Criteria for Listing


Architectural Interest

A. Style B. Proportion C. Ornamentation D. Plan Form I. Quality and survival of Interior J. Setting K. Group value

Historic Interest

R. Age S. Authenticity V. Authorship W. Northern Ireland/International Interest Y. Social, Cultural or Economic Importance T. Historic Importance



Evaluation


Multi-bay single-phase mid-Victorian Gothic style church in local stone with imported Giffnock Sandstone dressings and polychrome brickwork detailing, built between 1866-68 to designs by Welland & Gillespie. Cruciform plan form facing SW onto Church Road having lancet windows, double gabled transepts, a polygonal apse to SE and a square-plan gabled tower with brick spire, attached to SW. Displaying good proportions and quality detailing the church retains its original plan, external fabric and much of its internal joinery.
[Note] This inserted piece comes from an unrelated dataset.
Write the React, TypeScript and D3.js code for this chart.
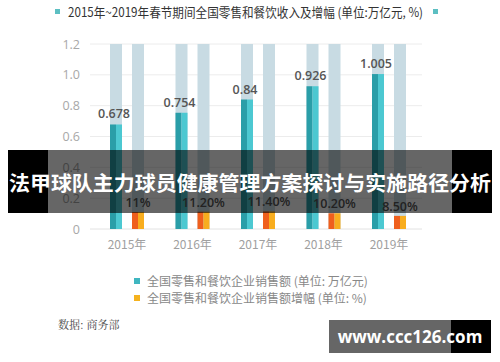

The contrast between local stone walling and polychrome brickwork, with an unusual buff brick spire, gives the building considerable character. Built for the local Church of Ireland congregation as part of the social development of Bessbrook, the internationally significant early planned mill village begun in the 1840s by the prominent linen merchant John Grubb Richardson (1813-1891) from Lambeg. Christ Church has group value with the Presbyterian Meeting House adjacent HB16/22/022 and the other significant public buildings in the village including The Town Hall (HB16/22/009), The Former Schoolhouse (HB16/22/016) and The Shop/Former Quaker Meeting House HB16/22/007; the church and it's surrounding graveyard are of significant historical and social significance.